Her friend's eyes widen as she mumbles quickly, in Italian, to her friend. The words flow so fast that the only word I make out is 'Vancouver'. She looks at me before continuing in her mother tongue. I can only observe and hope that she'll explain once she's done...
This sounds best I think. Thanks.
This is a great topic. I have been working on a story with a bit of Spanish, or Spanglish. I believe the translation is in the context of the actions, the Spanish speaker turns to Spanish while in the throes of passion.
Although site rules specify that submissions be in English, we have allowed some foreign language phrases in stories. These are usually translated immediately in brackets, unless it is something like bonjour in French which most people know means hello. You have created a story with much more than a phrase or two in Italian. You have actually stated your choices. You can either rewrite it to be in English only or translate the Italian. You could cut the amount of Italian so that translation would not hinder the telling of your story.
The Devil's Undertones is a story about a student becoming involved with her Latin professor (so there's Latin) and her best friend's boyfriend is an immigrant from the Netherlands (ergo there's Dutch). There's also French.
Translating it in the story would just ruin the story and give away the tense twist ending so I translated and explained all of those phrases in a section after the story (Author's After-words).
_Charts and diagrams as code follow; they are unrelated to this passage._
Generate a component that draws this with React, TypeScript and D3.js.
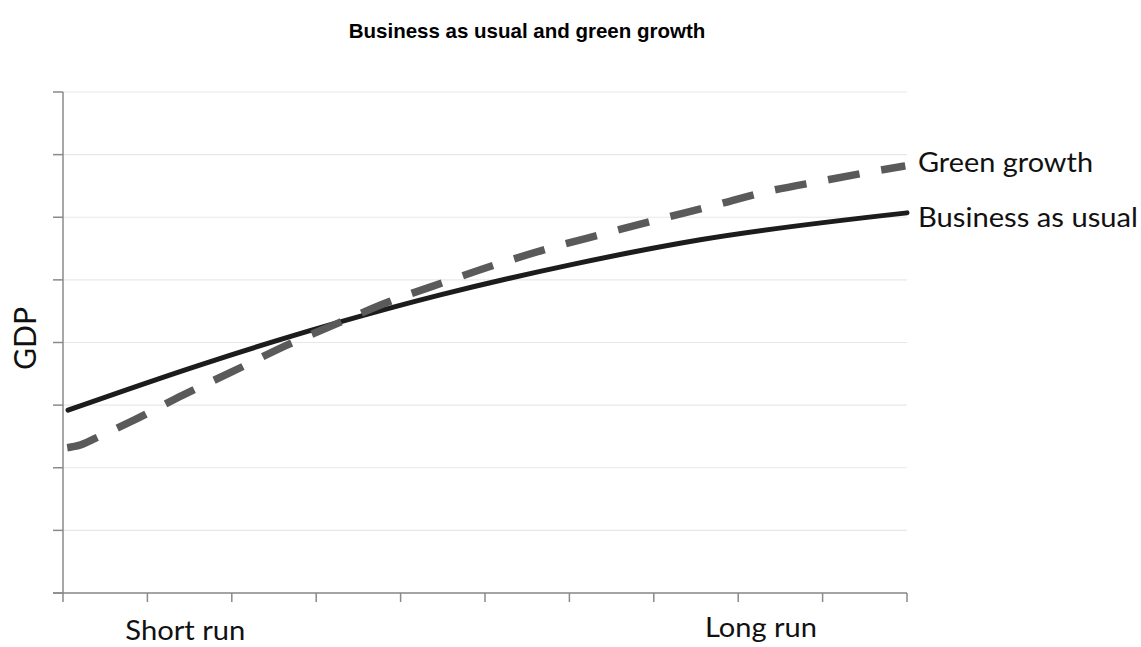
import React from "react";
import * as d3 from "d3";

const title = "Business as usual and green growth";
const yAxisLabel = "GDP";
const xTickValues = [0, 1, 2, 3, 4, 5, 6, 7, 8, 9, 10];
const yTickValues = [0, 1, 2, 3, 4, 5, 6, 7, 8];
const xCategoryLabels = ["Short run", "Long run"];
const xCategoryPositions = [1.45, 8.27];

const bauX = [0.06, 1.62, 3.16, 4.47, 6.01, 7.55, 10];
const bauY = [2.92, 3.64, 4.28, 4.76, 5.24, 5.64, 6.07];

const greenX = [0.05, 0.2, 0.4, 0.84, 1.42, 2.03, 2.64, 3.26, 3.86, 4.49, 5.12, 5.75, 6.39, 7.04, 7.69, 8.34, 8.99, 9.63, 9.98];
const greenY = [2.32, 2.36, 2.48, 2.76, 3.16, 3.55, 3.95, 4.31, 4.65, 4.95, 5.24, 5.5, 5.73, 5.96, 6.18, 6.41, 6.58, 6.74, 6.82];

const seriesNames = ["Green growth", "Business as usual"];

export default function App() {
  const W = 1141, H = 647;
  const x = d3.scaleLinear().domain([0, 10]).range([63, 907]);
  const y = d3.scaleLinear().domain([0, 8]).range([593, 92]);

  const line = d3
    .line<[number, number]>()
    .x((d) => x(d[0]))
    .y((d) => y(d[1]))
    .curve(d3.curveMonotoneX);

  const bau: [number, number][] = bauX.map((v, i) => [v, bauY[i]]);
  const green: [number, number][] = greenX.map((v, i) => [v, greenY[i]]);

  const font = "Lato, 'Open Sans', sans-serif";
  const axisColor = "#8a8a8a";

  return (
    <svg width={W} height={H} style={{ position: "absolute", left: 0, top: 0, background: "#fff" }}>
      <rect x={0} y={0} width={W} height={H} fill="#fff" />
      <text x={527} y={38} textAnchor="middle" fontFamily="'Liberation Sans', Arial, sans-serif" fontWeight="bold" fontSize={20.5} fill="#000">
        {title}
      </text>

      {yTickValues.map((t) => (
        <line key={"g" + t} x1={x(0)} x2={x(10)} y1={y(t)} y2={y(t)} stroke="#e8e8e8" strokeWidth={1.2} />
      ))}

      {yTickValues.map((t) => (
        <line key={"yt" + t} x1={x(0) - 10} x2={x(0)} y1={y(t)} y2={y(t)} stroke={axisColor} strokeWidth={1.5} />
      ))}
      {xTickValues.map((t) => (
        <line key={"xt" + t} x1={x(t)} x2={x(t)} y1={y(0)} y2={y(0) + 9} stroke={axisColor} strokeWidth={1.5} />
      ))}
      <line x1={x(0)} x2={x(0)} y1={y(8)} y2={y(0)} stroke={axisColor} strokeWidth={1.5} />
      <line x1={x(0) - 10} x2={x(10)} y1={y(0)} y2={y(0)} stroke={axisColor} strokeWidth={1.5} />

      <path d={line(bau) || ""} fill="none" stroke="#1c1c1c" strokeWidth={5} strokeLinecap="round" />
      <path d={line(green) || ""} fill="none" stroke="#5a5a5a" strokeWidth={7.5} strokeDasharray="32 22" strokeLinecap="butt" />

      <text x={918} y={172} fontFamily={font} fontSize={26} fill="#111" textLength={175} lengthAdjust="spacingAndGlyphs">{seriesNames[0]}</text>
      <text x={918} y={227} fontFamily={font} fontSize={26} fill="#111" textLength={220} lengthAdjust="spacingAndGlyphs">{seriesNames[1]}</text>

      <text transform={`translate(36, 338.5) rotate(-90)`} textAnchor="middle" fontFamily={font} fontSize={30} fill="#111" textLength={63} lengthAdjust="spacingAndGlyphs">
        {yAxisLabel}
      </text>

      {xCategoryLabels.map((l, i) => (
        <text key={l} x={x(xCategoryPositions[i])} y={i === 0 ? 640 : 637} textAnchor="middle" fontFamily={font} fontSize={26} fill="#111" textLength={i === 0 ? 120 : 112} lengthAdjust="spacingAndGlyphs">
          {l}
        </text>
      ))}
    </svg>
  );
}
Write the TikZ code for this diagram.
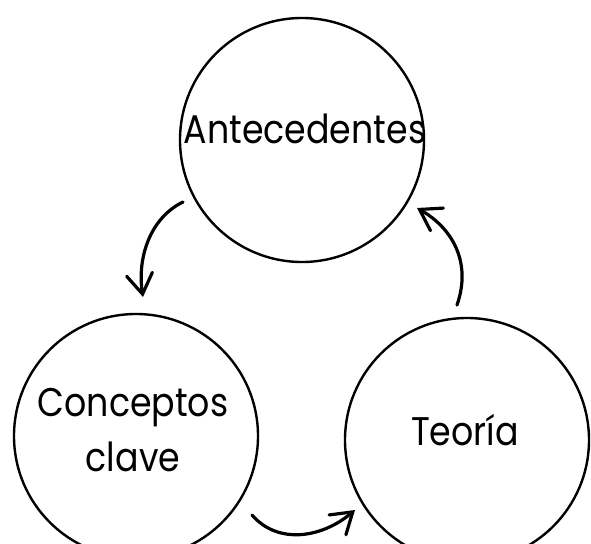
\documentclass[tikz,border=0pt]{standalone}
\usepackage{fontspec}
\setmainfont{Poppins}[FakeStretch=0.87]
\usetikzlibrary{arrows.meta}
\tikzset{
  bubble/.style={circle,draw,line width=2.4pt,minimum size=244pt,inner sep=0pt},
  lbl/.style={font=\fontsize{40}{55}\selectfont,align=center,inner sep=0pt},
  cyc/.style={line width=3.2pt,line cap=round,-{Straight Barb[length=20pt,width=26pt,line width=3.2pt,line cap=round]}}
}
\begin{document}
\begin{tikzpicture}[x=1pt,y=-1pt]
\useasboundingbox (0,0) rectangle (591,543);
\node[bubble] (ante) at (302,140) {};
\node[bubble] (conc) at (136,436) {};
\node[bubble] (teor) at (467,440) {};
\node[lbl] (anteT) at (305,129) {Antecedentes};
\node[lbl] (concT) at (133,430) {Conceptos\\clave};
\node[lbl] (teorT) at (465,430) {Teoría};
\coordinate (a1) at (183,202);
\coordinate (a2) at (143,297);
\coordinate (b1) at (252,515);
\coordinate (b2) at (355,510);
\coordinate (c1) at (457,305);
\coordinate (c2) at (417,208);
\draw[cyc] (a1) .. controls (150,218) and (137,258) .. (a2);
\draw[cyc] (b1) .. controls (278,545) and (322,538) .. (b2);
\draw[cyc] (c1) .. controls (472,262) and (452,228) .. (c2);
\end{tikzpicture}
\end{document}
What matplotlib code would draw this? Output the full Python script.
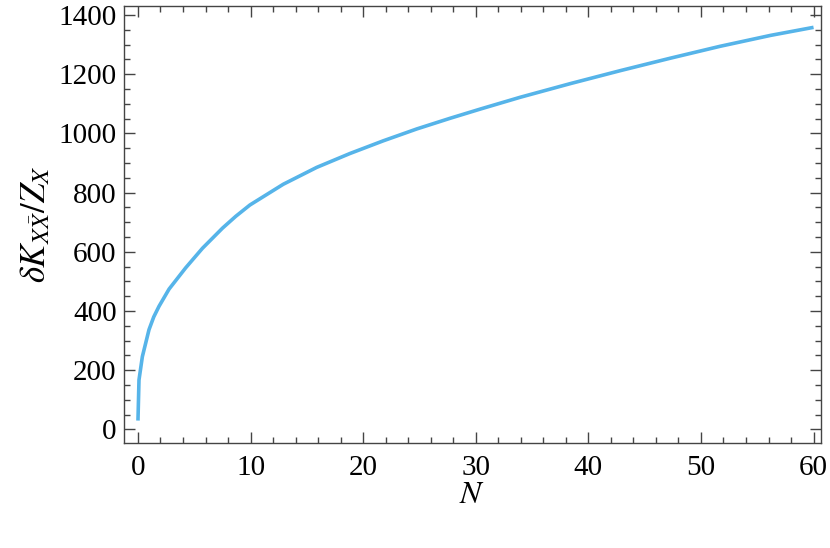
import numpy as np
import matplotlib.pyplot as plt
from matplotlib.ticker import MultipleLocator

# values
n_vals = [0, 0.09, 0.39, 0.98, 1.4, 1.87, 2.76, 4.24, 5.73, 7.51, 8.69, 9.94,
          12.9, 15.87, 18.83, 21.8, 24.77, 27.73, 30.4, 33.96, 38.4,
          42.86, 47.3, 51.7, 56.2, 60]
k_vals = [30, 167, 246, 337, 380, 416, 474, 546, 612, 680, 720, 758,
          828, 885, 932, 975, 1015, 1051, 1082, 1122, 1168,
          1212, 1254, 1294, 1331, 1358]

plt.rcParams['font.family'] = 'Liberation Serif'
plt.rcParams['mathtext.fontset'] = 'stix'

fig = plt.figure(figsize=(8.3, 5.48), dpi=100)
ax = fig.add_axes([0.149, 0.192, 0.840, 0.797])

ax.plot(n_vals, k_vals, color='#56B4E9', lw=2.6, solid_capstyle='butt',
        solid_joinstyle='round')

ax.set_xlim(-1.27, 60.65)
ax.set_ylim(-45, 1430)

ax.xaxis.set_major_locator(MultipleLocator(10))
ax.xaxis.set_minor_locator(MultipleLocator(2))
ax.yaxis.set_major_locator(MultipleLocator(200))
ax.yaxis.set_minor_locator(MultipleLocator(50))

ax.tick_params(which='both', direction='in', top=True, right=True,
               color='#444444', width=1.0, labelsize=21)
ax.tick_params(which='major', length=8)
ax.tick_params(which='minor', length=4.5)
ax.tick_params(axis='x', pad=9)
ax.tick_params(axis='y', pad=5)
for s in ax.spines.values():
    s.set_color('#444444')
    s.set_linewidth(1.0)

ax.set_xlabel(r'$N$', fontsize=23, labelpad=0)
ax.set_ylabel(r'$\delta K_{X\bar{X}}/Z_X$', fontsize=25, labelpad=4)

fig.savefig('out.png')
I've read - well written but disturbing story written by Nabokov - and he liberally used a large number of French phrases. His use of French inspired my use of Latin, French, and Dutch in TDU.
Now I have several other stories that rely heavily on foreign language - I feel it adds drama and culture to a work.
You replace the Italian with English, because you've already told the reader that the words are in Italian ("says speaking Italian" gives it away, or is redundant if the words ARE in Italian...).
ETA: you want the Italian for foreign flavour. Have you considered adding the flavour in other ways? Like, have them talk with an Italian accent/word order, pop culture references, idioms (you can probably get your friends from Italy to help you with these), and comparisons to "home" from the Italians.
My overall advice is to just not write it for Lush. Select stories for Lush that are Lush-worthy on default (from the initial concept on out). Don't try to write stories purely to stick to the guidelines for Lush.
Because the world is full of languages and not everyone can or will understand them. I think Lush should permit a direct translation at the end of the piece without expecting an author to write in a translation in line at the least in order to preserve the theme and so forth.
One story concept I have relies on a couple being of two different cultures - speaking different languages - and their romance revolves around this language and cultural barrier. They don't understand each other. That's the whole point.
And it just won't be written for release on Lush. I'm not going to sacrifice an entire story theme and concept purely to stick to strict English-only guidelines. This story, like TDU, just won't be released on Lush.
It's not personal - it's not a big deal - that's just how it goes. Publishers always have guidelines and it's no big deal to say 'well this story just isn't for you' - and they're okay with it.